▶ **WHAT TO WORK ON**: Restate all the material verbatim, except for the pictures.

▶ **DATA PROVIDED**:
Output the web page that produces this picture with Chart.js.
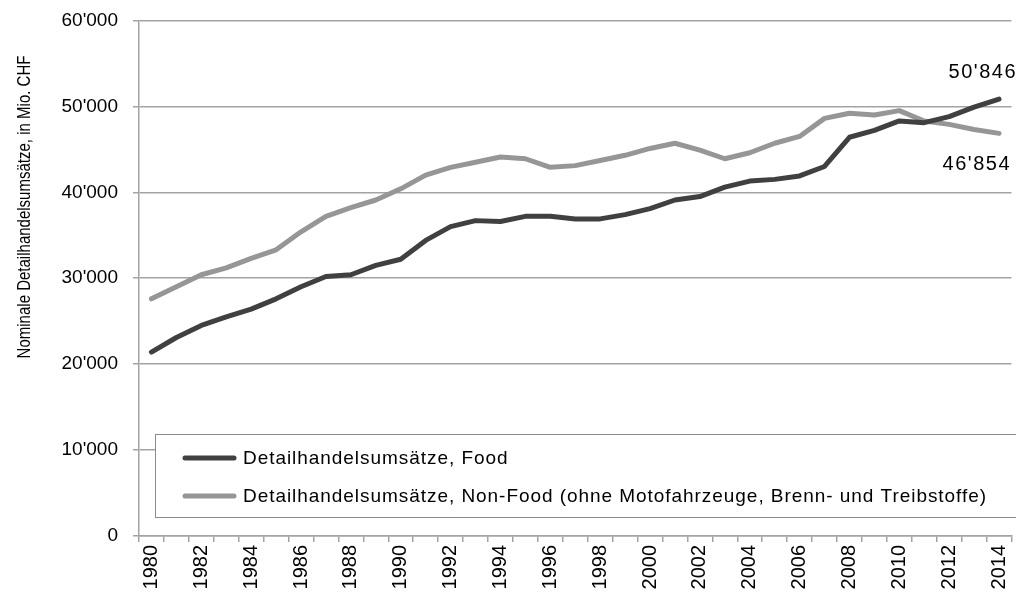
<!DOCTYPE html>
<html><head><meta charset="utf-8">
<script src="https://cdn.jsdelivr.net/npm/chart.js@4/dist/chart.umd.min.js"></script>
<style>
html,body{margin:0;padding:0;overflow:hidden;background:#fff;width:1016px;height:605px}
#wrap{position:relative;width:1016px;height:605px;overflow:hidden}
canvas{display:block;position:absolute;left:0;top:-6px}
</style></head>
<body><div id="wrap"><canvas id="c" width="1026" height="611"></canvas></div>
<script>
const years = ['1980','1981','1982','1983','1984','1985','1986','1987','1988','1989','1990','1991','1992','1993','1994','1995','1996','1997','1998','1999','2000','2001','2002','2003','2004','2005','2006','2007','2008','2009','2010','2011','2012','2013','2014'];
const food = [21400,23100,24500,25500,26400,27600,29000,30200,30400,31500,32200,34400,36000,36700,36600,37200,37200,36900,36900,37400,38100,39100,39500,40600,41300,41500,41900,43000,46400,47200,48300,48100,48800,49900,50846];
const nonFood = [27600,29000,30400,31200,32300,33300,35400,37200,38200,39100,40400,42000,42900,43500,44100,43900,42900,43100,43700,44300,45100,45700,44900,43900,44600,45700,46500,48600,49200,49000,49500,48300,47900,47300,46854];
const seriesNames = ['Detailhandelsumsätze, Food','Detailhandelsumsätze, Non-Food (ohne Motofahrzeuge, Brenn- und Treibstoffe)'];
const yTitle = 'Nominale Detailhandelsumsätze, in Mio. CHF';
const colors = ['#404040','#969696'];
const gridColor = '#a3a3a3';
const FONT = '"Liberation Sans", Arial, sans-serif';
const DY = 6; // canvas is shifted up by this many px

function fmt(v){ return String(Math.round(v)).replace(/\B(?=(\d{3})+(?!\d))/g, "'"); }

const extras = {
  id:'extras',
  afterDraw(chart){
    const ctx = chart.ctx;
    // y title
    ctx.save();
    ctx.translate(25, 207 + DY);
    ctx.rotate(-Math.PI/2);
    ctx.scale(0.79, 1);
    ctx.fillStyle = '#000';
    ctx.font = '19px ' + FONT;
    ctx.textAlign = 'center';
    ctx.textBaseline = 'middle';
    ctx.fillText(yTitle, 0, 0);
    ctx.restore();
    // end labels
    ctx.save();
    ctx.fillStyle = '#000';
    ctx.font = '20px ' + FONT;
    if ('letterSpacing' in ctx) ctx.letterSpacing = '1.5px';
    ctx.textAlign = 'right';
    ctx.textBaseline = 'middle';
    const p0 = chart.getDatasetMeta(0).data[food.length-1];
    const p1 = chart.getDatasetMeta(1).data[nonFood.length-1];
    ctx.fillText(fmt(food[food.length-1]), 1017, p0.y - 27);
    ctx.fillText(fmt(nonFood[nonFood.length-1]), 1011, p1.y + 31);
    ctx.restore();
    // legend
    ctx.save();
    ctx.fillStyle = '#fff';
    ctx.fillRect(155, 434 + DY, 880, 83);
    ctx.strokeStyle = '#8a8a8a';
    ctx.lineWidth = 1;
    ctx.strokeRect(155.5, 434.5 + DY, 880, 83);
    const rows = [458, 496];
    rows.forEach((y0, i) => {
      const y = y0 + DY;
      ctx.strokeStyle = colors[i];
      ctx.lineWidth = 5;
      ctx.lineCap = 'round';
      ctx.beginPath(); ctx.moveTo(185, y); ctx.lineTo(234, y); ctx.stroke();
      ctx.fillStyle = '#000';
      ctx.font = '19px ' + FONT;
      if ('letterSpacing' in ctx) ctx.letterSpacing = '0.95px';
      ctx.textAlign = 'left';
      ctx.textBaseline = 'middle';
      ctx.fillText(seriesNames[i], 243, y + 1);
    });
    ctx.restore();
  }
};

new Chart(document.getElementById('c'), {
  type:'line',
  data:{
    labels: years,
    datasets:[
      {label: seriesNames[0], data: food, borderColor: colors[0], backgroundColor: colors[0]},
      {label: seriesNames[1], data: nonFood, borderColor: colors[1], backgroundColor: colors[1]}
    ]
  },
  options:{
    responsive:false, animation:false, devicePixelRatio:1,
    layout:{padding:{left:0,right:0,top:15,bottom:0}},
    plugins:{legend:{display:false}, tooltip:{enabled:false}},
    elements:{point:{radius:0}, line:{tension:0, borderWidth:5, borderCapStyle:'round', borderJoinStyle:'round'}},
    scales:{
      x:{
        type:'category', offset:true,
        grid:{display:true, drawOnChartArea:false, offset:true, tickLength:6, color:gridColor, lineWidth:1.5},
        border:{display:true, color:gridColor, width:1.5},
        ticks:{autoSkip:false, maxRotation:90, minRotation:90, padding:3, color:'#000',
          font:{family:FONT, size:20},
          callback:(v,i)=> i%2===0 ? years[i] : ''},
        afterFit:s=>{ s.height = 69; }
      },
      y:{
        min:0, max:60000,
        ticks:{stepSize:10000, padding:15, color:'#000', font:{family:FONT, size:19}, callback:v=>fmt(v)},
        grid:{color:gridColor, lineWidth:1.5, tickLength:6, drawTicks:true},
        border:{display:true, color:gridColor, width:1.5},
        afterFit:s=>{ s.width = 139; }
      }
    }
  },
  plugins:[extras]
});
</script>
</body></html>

▶ **ANSWER TO THIS TASK**:
Output the web page that produces this picture with Chart.js.
<!DOCTYPE html>
<html><head><meta charset="utf-8">
<script src="https://cdn.jsdelivr.net/npm/chart.js@4/dist/chart.umd.min.js"></script>
<style>
html,body{margin:0;padding:0;overflow:hidden;background:#fff;width:1016px;height:605px}
#wrap{position:relative;width:1016px;height:605px;overflow:hidden}
canvas{display:block;position:absolute;left:0;top:-6px}
</style></head>
<body><div id="wrap"><canvas id="c" width="1026" height="611"></canvas></div>
<script>
const years = ['1980','1981','1982','1983','1984','1985','1986','1987','1988','1989','1990','1991','1992','1993','1994','1995','1996','1997','1998','1999','2000','2001','2002','2003','2004','2005','2006','2007','2008','2009','2010','2011','2012','2013','2014'];
const food = [21400,23100,24500,25500,26400,27600,29000,30200,30400,31500,32200,34400,36000,36700,36600,37200,37200,36900,36900,37400,38100,39100,39500,40600,41300,41500,41900,43000,46400,47200,48300,48100,48800,49900,50846];
const nonFood = [27600,29000,30400,31200,32300,33300,35400,37200,38200,39100,40400,42000,42900,43500,44100,43900,42900,43100,43700,44300,45100,45700,44900,43900,44600,45700,46500,48600,49200,49000,49500,48300,47900,47300,46854];
const seriesNames = ['Detailhandelsumsätze, Food','Detailhandelsumsätze, Non-Food (ohne Motofahrzeuge, Brenn- und Treibstoffe)'];
const yTitle = 'Nominale Detailhandelsumsätze, in Mio. CHF';
const colors = ['#404040','#969696'];
const gridColor = '#a3a3a3';
const FONT = '"Liberation Sans", Arial, sans-serif';
const DY = 6; // canvas is shifted up by this many px

function fmt(v){ return String(Math.round(v)).replace(/\B(?=(\d{3})+(?!\d))/g, "'"); }

const extras = {
  id:'extras',
  afterDraw(chart){
    const ctx = chart.ctx;
    // y title
    ctx.save();
    ctx.translate(25, 207 + DY);
    ctx.rotate(-Math.PI/2);
    ctx.scale(0.79, 1);
    ctx.fillStyle = '#000';
    ctx.font = '19px ' + FONT;
    ctx.textAlign = 'center';
    ctx.textBaseline = 'middle';
    ctx.fillText(yTitle, 0, 0);
    ctx.restore();
    // end labels
    ctx.save();
    ctx.fillStyle = '#000';
    ctx.font = '20px ' + FONT;
    if ('letterSpacing' in ctx) ctx.letterSpacing = '1.5px';
    ctx.textAlign = 'right';
    ctx.textBaseline = 'middle';
    const p0 = chart.getDatasetMeta(0).data[food.length-1];
    const p1 = chart.getDatasetMeta(1).data[nonFood.length-1];
    ctx.fillText(fmt(food[food.length-1]), 1017, p0.y - 27);
    ctx.fillText(fmt(nonFood[nonFood.length-1]), 1011, p1.y + 31);
    ctx.restore();
    // legend
    ctx.save();
    ctx.fillStyle = '#fff';
    ctx.fillRect(155, 434 + DY, 880, 83);
    ctx.strokeStyle = '#8a8a8a';
    ctx.lineWidth = 1;
    ctx.strokeRect(155.5, 434.5 + DY, 880, 83);
    const rows = [458, 496];
    rows.forEach((y0, i) => {
      const y = y0 + DY;
      ctx.strokeStyle = colors[i];
      ctx.lineWidth = 5;
      ctx.lineCap = 'round';
      ctx.beginPath(); ctx.moveTo(185, y); ctx.lineTo(234, y); ctx.stroke();
      ctx.fillStyle = '#000';
      ctx.font = '19px ' + FONT;
      if ('letterSpacing' in ctx) ctx.letterSpacing = '0.95px';
      ctx.textAlign = 'left';
      ctx.textBaseline = 'middle';
      ctx.fillText(seriesNames[i], 243, y + 1);
    });
    ctx.restore();
  }
};

new Chart(document.getElementById('c'), {
  type:'line',
  data:{
    labels: years,
    datasets:[
      {label: seriesNames[0], data: food, borderColor: colors[0], backgroundColor: colors[0]},
      {label: seriesNames[1], data: nonFood, borderColor: colors[1], backgroundColor: colors[1]}
    ]
  },
  options:{
    responsive:false, animation:false, devicePixelRatio:1,
    layout:{padding:{left:0,right:0,top:15,bottom:0}},
    plugins:{legend:{display:false}, tooltip:{enabled:false}},
    elements:{point:{radius:0}, line:{tension:0, borderWidth:5, borderCapStyle:'round', borderJoinStyle:'round'}},
    scales:{
      x:{
        type:'category', offset:true,
        grid:{display:true, drawOnChartArea:false, offset:true, tickLength:6, color:gridColor, lineWidth:1.5},
        border:{display:true, color:gridColor, width:1.5},
        ticks:{autoSkip:false, maxRotation:90, minRotation:90, padding:3, color:'#000',
          font:{family:FONT, size:20},
          callback:(v,i)=> i%2===0 ? years[i] : ''},
        afterFit:s=>{ s.height = 69; }
      },
      y:{
        min:0, max:60000,
        ticks:{stepSize:10000, padding:15, color:'#000', font:{family:FONT, size:19}, callback:v=>fmt(v)},
        grid:{color:gridColor, lineWidth:1.5, tickLength:6, drawTicks:true},
        border:{display:true, color:gridColor, width:1.5},
        afterFit:s=>{ s.width = 139; }
      }
    }
  },
  plugins:[extras]
});
</script>
</body></html>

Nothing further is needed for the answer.